The only reason I love waking up in the morning is just because I know it’s time for breakfast! ?
And I love having a nourishing, filling brekkie…because I’m usually starving as I wake up.
And if you are like me, you need something that will make you feel energised and satisfied for the long day ahead…and this Zucchini & Parsley Fritters hits the spot right on.
As a little kid, I loved spending time with my mom in the kitchen. She is my greatest inspiration when it comes to cooking as she always made the most delicious dishes (EVER) and I can assure you that not only for my word. Everyone loved coming over for dinner at ours. And my mother was also very passionate about cooking with healthy and fresh ingredients. Growing up in a farm, as she did, nothing made more sense. And I’m really happy to have learnt so much from her and for her simple way of living.
That’s why I love this recipe. It reflects the sense of simplicity that my mother always kept in the kitchen and always resulted in beautiful flavoursome food.
Also, zucchinis are one of my favourite vegetables, just after mushrooms (I know, I know that mushrooms are not a vegetable). And they are so versatile and easy to cook with that it pretty much shows up in all of my recipes!
And to add a bit more goodness into those, I added some super healthy ingredients which makes these fritters gluten & dairy free. And in case you don’t follow me on my Instagram, I’m currently on a candida diet, which restricts my diet to pretty much nothing…Ok, jokes aside, I’ll probably talk about it a bit better in another post. So, keep your eyes peeled here too.
So, if you are looking for a recipe for healthy, hearty, filling feelings, make sure to try this one. It’s perfect for breakfast, lunch, dinner or supper…well, you know, for any time really.
- 1 large zucchini
- 2 eggs (preferably organic)
- 2 tbsp of buckwheat flour
- 3 tbsp of almond flour (could subdue for coconut flour)
- 1 steam of parsley
- Salt & Pepper to taste
- First off, grate the zucchini and put aside in a bowl.

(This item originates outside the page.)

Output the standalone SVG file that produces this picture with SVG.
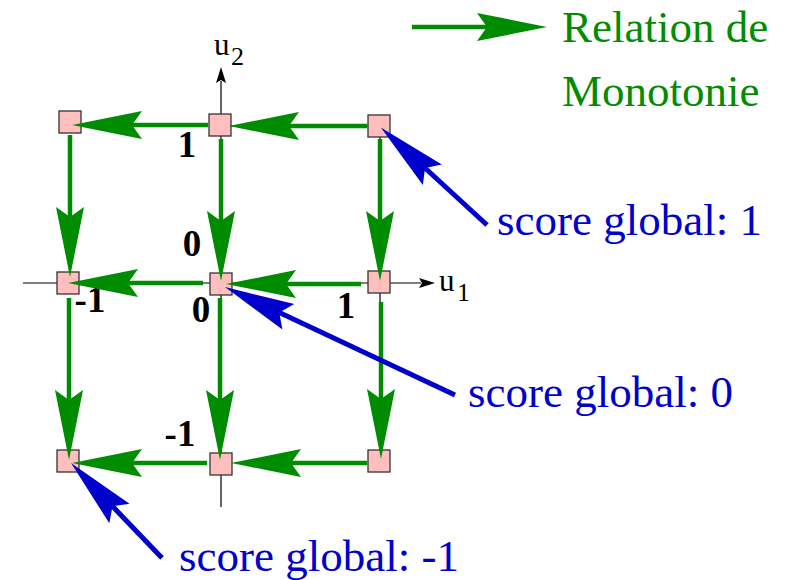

- Chop the parsley and add to bowl.
- Then add the 2 eggs, and the seasoning to your taste. Mix a bit until the eggs are incorporated and then add the buckwheat and almond flour and mix well again.
- In a frying pan in low heat, add a little of olive oil and pour 2 spoonfuls of the mixture for each fritter.
- After 2 minute or so, turn the fritter and cook for another minute.
- Remove it and repeat with the remaining batter until finished.
- Serve with avocado, bread, hummus or your favourite topping.